Task directions: In the records below, reproduce exactly the lines from the one containing "Clone this chart in matplotlib." through the one containing "49.8, 68.7, 151.1]", both included, and omit the pictures.

Extracted material:
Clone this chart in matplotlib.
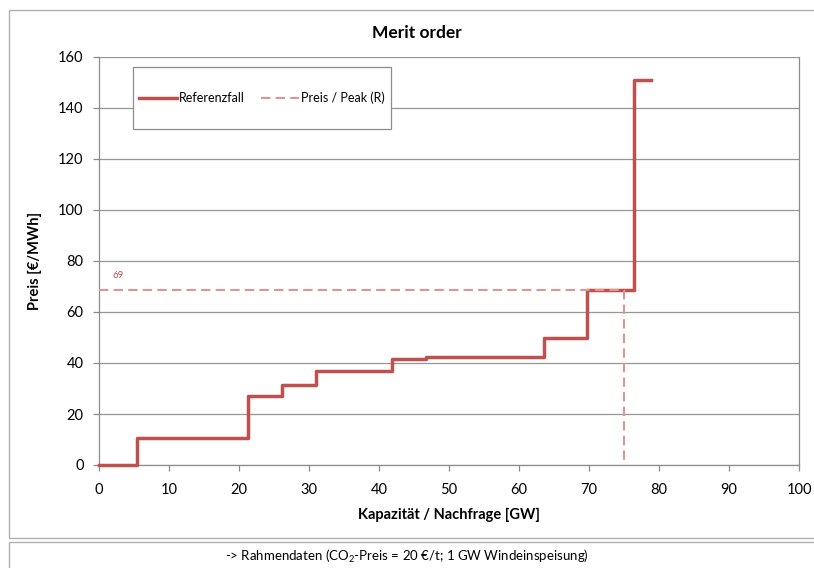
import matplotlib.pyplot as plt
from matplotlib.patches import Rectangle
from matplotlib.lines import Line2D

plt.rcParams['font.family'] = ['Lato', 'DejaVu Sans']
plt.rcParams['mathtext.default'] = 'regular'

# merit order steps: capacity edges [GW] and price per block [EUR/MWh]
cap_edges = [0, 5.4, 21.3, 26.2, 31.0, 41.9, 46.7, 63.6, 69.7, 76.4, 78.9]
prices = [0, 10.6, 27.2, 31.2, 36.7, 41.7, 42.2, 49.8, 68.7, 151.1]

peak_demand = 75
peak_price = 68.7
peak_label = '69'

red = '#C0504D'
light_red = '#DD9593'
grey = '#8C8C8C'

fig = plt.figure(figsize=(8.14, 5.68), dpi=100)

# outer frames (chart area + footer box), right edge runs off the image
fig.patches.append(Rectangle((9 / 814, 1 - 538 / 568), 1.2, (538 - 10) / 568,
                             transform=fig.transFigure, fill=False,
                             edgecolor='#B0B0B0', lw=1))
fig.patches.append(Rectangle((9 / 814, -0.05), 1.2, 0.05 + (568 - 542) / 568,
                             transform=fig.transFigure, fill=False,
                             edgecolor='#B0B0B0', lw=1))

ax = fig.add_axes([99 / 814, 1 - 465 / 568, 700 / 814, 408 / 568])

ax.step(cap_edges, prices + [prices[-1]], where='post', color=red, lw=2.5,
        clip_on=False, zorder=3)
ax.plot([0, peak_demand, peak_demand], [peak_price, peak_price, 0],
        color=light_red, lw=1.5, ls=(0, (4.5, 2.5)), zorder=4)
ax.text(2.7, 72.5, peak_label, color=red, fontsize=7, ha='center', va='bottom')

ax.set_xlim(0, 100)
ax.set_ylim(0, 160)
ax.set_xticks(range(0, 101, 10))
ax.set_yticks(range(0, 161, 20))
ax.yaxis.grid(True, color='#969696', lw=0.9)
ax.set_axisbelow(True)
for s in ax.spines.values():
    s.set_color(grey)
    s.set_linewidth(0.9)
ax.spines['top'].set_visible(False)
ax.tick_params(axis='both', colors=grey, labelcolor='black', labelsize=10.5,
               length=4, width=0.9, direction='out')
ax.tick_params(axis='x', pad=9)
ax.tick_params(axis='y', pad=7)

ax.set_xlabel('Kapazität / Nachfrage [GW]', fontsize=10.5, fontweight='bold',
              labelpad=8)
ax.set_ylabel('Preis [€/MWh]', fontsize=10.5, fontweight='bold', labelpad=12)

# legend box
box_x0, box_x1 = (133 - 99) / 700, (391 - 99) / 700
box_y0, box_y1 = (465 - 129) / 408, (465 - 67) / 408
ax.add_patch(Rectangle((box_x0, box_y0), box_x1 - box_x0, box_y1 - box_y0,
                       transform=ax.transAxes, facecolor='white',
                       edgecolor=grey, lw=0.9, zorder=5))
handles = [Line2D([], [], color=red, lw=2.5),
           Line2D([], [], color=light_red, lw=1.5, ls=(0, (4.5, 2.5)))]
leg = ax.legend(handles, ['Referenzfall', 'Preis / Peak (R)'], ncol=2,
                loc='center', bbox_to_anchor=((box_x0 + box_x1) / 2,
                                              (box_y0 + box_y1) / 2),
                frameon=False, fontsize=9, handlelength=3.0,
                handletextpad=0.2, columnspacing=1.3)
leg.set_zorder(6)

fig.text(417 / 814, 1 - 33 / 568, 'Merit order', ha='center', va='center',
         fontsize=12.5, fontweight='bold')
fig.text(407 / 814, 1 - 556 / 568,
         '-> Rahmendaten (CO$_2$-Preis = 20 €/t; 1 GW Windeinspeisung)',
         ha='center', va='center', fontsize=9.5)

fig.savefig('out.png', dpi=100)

--

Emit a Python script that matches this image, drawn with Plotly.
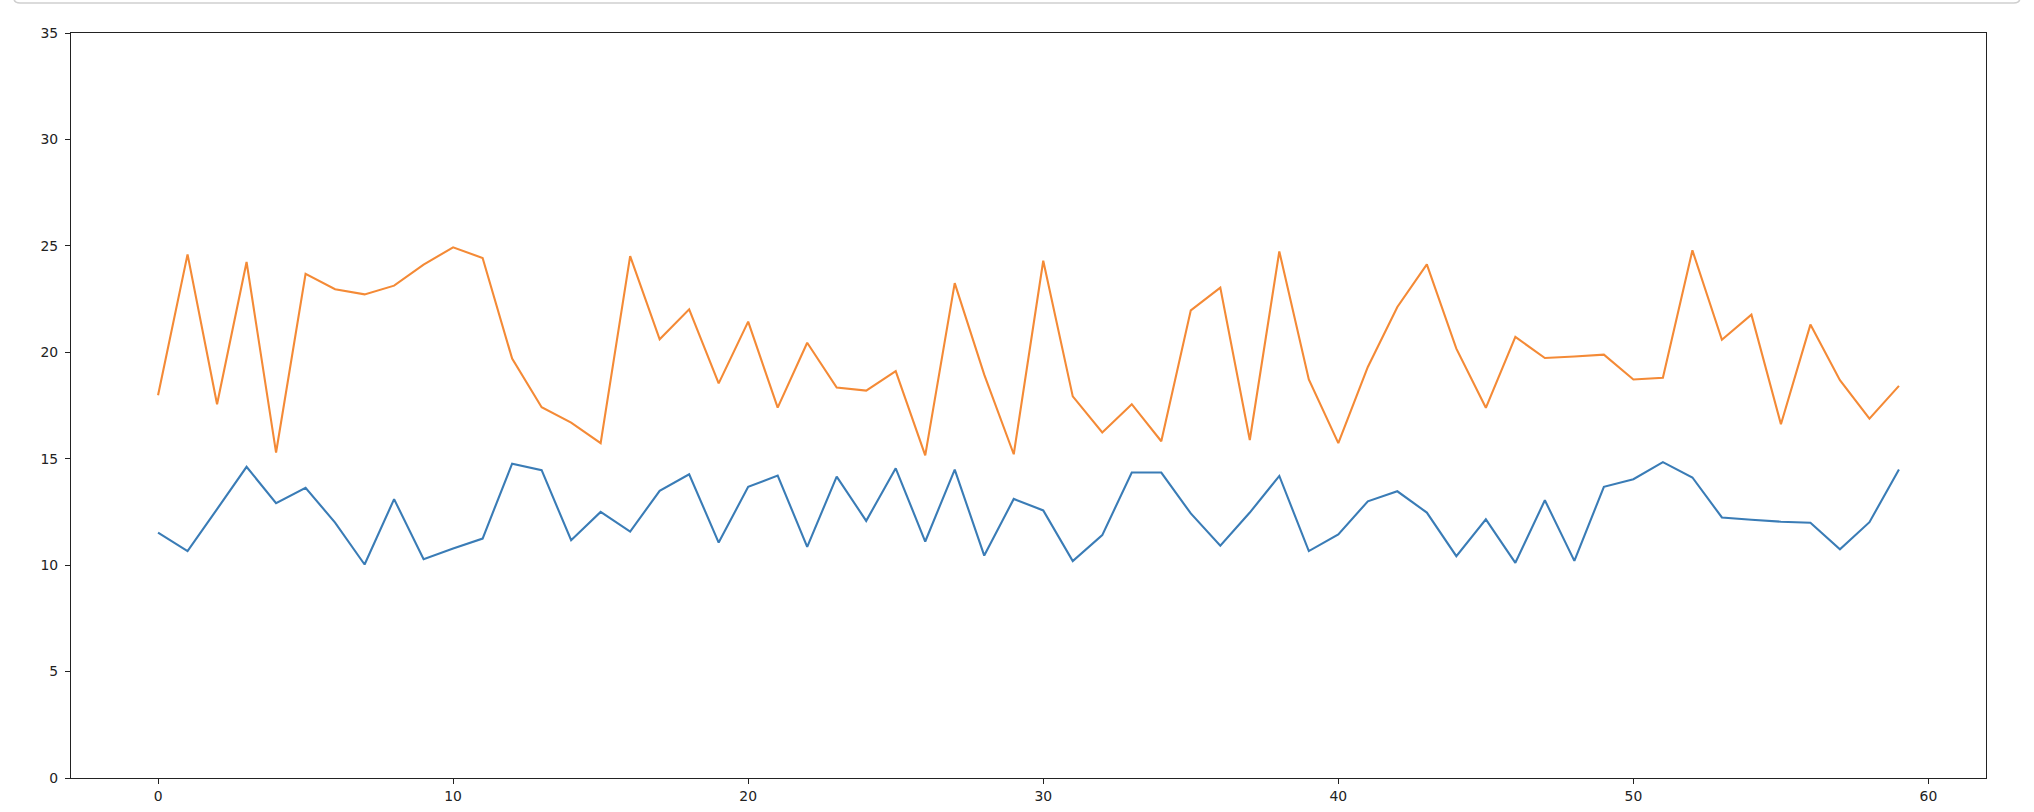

...

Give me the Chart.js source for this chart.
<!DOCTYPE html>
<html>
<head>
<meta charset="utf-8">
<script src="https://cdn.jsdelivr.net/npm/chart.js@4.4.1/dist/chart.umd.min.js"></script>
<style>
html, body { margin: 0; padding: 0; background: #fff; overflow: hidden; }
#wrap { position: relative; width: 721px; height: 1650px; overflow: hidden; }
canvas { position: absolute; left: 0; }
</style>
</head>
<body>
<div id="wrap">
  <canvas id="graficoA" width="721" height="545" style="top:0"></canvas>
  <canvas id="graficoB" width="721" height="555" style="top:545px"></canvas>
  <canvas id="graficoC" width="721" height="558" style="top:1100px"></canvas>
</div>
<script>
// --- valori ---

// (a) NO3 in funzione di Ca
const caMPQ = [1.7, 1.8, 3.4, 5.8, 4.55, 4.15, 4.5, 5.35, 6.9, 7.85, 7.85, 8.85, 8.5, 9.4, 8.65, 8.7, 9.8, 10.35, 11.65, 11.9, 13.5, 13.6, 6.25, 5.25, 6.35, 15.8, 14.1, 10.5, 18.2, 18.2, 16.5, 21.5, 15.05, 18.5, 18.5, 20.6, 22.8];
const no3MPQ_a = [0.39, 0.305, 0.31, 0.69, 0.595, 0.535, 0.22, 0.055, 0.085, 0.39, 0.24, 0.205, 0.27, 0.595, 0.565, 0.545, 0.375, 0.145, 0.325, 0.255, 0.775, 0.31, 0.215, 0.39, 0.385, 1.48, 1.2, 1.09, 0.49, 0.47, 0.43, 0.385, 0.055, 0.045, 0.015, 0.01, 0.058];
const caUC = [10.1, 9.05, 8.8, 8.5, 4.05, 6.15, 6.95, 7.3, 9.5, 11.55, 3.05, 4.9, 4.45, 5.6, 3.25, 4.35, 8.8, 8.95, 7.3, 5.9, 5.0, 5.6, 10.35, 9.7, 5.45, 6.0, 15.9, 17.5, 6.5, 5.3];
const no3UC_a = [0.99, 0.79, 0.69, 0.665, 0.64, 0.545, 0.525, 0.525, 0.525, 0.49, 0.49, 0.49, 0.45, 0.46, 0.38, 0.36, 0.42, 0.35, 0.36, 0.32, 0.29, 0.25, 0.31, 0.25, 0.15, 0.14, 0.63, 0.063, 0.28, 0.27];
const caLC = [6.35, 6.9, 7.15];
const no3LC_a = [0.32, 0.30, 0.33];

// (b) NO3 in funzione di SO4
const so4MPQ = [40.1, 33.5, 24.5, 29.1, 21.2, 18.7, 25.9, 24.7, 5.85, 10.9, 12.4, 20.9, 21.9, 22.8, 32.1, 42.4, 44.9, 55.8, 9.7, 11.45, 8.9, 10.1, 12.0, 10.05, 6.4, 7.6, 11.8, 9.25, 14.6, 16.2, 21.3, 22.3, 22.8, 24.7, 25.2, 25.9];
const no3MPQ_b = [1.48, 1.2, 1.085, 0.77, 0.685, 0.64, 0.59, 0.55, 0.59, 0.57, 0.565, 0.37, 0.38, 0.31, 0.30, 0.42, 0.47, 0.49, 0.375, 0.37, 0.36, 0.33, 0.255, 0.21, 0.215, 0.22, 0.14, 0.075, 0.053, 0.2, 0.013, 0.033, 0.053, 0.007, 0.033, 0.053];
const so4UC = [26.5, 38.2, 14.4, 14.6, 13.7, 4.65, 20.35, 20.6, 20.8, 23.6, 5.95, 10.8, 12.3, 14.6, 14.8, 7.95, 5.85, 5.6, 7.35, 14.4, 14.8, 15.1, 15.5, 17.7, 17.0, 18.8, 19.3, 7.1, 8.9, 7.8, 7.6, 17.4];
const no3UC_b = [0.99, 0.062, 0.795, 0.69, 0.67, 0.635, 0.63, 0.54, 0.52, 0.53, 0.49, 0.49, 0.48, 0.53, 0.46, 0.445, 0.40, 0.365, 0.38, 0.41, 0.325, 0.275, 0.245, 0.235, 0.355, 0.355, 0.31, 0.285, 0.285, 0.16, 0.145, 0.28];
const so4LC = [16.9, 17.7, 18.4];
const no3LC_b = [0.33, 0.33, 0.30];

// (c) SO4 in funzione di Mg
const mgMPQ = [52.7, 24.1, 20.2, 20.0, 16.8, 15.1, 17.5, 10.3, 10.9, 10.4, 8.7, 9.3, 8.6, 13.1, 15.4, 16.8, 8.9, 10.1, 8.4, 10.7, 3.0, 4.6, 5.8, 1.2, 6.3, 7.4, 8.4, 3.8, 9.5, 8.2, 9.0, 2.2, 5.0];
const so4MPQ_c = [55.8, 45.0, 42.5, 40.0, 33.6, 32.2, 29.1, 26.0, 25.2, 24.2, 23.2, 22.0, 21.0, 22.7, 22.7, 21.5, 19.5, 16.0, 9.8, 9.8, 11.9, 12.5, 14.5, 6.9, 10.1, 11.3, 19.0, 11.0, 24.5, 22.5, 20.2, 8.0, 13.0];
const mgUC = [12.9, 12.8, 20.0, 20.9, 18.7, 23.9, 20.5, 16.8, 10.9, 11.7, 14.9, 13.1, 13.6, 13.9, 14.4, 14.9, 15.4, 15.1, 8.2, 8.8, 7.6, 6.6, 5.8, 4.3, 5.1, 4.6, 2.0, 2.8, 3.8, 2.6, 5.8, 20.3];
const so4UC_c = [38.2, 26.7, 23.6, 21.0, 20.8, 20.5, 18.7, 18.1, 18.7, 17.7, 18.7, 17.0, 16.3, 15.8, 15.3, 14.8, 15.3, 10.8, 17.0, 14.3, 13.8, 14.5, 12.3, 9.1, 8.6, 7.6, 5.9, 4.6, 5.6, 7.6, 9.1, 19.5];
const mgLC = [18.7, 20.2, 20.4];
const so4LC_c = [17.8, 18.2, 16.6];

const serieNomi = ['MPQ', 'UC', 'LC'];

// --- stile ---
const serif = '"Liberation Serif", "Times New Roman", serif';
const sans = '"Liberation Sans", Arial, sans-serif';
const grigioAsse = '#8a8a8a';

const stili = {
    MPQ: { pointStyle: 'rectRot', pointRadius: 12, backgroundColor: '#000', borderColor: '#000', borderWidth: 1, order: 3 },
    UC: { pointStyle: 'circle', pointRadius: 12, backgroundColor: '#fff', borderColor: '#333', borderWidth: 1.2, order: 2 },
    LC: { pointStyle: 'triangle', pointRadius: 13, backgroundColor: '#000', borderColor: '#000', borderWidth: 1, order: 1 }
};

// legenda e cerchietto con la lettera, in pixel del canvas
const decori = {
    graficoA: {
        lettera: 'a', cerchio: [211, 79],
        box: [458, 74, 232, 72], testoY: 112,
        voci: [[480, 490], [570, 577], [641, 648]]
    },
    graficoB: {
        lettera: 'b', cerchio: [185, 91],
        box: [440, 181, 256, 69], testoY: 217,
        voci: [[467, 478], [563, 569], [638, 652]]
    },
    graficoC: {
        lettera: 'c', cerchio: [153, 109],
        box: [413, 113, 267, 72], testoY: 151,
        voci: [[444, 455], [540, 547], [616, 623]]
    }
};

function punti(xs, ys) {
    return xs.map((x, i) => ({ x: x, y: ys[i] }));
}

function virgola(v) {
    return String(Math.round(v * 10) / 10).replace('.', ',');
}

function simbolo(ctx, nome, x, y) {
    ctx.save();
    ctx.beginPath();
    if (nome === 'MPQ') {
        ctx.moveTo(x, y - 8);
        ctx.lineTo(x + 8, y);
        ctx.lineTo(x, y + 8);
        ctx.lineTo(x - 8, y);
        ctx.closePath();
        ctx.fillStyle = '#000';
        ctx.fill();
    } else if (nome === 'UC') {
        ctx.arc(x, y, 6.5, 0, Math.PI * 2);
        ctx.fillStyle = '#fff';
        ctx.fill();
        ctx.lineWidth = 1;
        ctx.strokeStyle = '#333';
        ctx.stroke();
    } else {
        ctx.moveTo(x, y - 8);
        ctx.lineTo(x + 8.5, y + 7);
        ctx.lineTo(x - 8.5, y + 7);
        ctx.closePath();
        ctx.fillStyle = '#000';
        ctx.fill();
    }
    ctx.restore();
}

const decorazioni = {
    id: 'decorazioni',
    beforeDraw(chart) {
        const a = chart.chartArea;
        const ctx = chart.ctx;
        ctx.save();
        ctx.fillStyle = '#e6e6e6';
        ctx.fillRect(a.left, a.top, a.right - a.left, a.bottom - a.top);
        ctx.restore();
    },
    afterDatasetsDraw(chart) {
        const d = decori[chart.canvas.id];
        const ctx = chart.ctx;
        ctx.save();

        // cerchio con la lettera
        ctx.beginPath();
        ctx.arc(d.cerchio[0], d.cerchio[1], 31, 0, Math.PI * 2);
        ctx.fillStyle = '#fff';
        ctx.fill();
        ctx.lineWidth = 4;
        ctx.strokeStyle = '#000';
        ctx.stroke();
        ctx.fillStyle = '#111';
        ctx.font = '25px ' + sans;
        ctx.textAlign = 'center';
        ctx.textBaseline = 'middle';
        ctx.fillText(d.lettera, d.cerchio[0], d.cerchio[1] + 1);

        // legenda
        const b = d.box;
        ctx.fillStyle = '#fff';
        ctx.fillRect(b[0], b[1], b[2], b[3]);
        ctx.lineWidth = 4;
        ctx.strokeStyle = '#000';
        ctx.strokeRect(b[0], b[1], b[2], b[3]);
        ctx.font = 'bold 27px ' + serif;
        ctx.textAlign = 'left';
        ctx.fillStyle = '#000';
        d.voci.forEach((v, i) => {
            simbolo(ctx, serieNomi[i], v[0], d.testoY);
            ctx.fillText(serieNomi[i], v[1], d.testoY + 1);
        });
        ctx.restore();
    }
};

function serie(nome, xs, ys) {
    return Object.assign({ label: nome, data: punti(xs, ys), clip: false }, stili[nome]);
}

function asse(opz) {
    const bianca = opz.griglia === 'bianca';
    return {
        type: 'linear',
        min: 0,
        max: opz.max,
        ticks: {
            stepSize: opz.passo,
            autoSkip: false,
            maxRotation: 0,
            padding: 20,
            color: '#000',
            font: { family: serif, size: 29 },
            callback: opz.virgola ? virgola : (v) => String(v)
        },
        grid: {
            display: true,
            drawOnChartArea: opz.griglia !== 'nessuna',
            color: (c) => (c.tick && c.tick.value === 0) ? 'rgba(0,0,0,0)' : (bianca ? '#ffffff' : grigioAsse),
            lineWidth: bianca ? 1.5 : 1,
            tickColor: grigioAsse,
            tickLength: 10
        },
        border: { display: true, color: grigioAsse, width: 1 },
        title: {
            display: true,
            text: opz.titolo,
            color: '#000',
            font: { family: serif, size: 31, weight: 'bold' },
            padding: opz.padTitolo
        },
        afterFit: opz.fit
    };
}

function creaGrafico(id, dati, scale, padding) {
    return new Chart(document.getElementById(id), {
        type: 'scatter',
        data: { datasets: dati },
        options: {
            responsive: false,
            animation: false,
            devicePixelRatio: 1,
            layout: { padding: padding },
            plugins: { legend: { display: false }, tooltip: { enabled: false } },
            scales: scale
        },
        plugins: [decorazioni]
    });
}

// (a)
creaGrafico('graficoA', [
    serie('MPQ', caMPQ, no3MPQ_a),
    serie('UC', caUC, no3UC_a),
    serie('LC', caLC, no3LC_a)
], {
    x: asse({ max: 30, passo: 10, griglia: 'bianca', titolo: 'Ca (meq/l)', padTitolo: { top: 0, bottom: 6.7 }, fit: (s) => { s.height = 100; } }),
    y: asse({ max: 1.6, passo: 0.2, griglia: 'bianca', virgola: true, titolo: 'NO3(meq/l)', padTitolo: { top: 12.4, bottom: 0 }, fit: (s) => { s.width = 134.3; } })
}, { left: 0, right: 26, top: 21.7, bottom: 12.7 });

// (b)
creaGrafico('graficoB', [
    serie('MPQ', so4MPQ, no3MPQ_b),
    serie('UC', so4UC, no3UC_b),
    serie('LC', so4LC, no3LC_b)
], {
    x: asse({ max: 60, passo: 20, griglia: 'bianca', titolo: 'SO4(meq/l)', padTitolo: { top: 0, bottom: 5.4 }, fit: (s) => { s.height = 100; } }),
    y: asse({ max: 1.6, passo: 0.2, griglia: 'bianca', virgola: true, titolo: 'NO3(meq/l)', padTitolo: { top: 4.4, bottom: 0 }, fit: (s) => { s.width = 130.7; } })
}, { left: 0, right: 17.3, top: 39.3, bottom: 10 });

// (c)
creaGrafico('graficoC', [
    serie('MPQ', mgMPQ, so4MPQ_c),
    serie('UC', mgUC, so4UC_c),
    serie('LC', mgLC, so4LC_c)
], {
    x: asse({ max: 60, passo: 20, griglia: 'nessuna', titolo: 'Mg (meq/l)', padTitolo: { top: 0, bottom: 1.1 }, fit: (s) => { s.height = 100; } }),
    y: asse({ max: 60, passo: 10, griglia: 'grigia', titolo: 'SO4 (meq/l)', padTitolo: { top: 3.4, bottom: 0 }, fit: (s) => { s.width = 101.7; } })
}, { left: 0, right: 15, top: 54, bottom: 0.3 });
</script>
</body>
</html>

Result:
Clone this chart in matplotlib.
import matplotlib.pyplot as plt
from matplotlib.patches import Rectangle
from matplotlib.lines import Line2D

plt.rcParams['font.family'] = ['Lato', 'DejaVu Sans']
plt.rcParams['mathtext.default'] = 'regular'

# merit order steps: capacity edges [GW] and price per block [EUR/MWh]
cap_edges = [0, 5.4, 21.3, 26.2, 31.0, 41.9, 46.7, 63.6, 69.7, 76.4, 78.9]
prices = [0, 10.6, 27.2, 31.2, 36.7, 41.7, 42.2, 49.8, 68.7, 151.1]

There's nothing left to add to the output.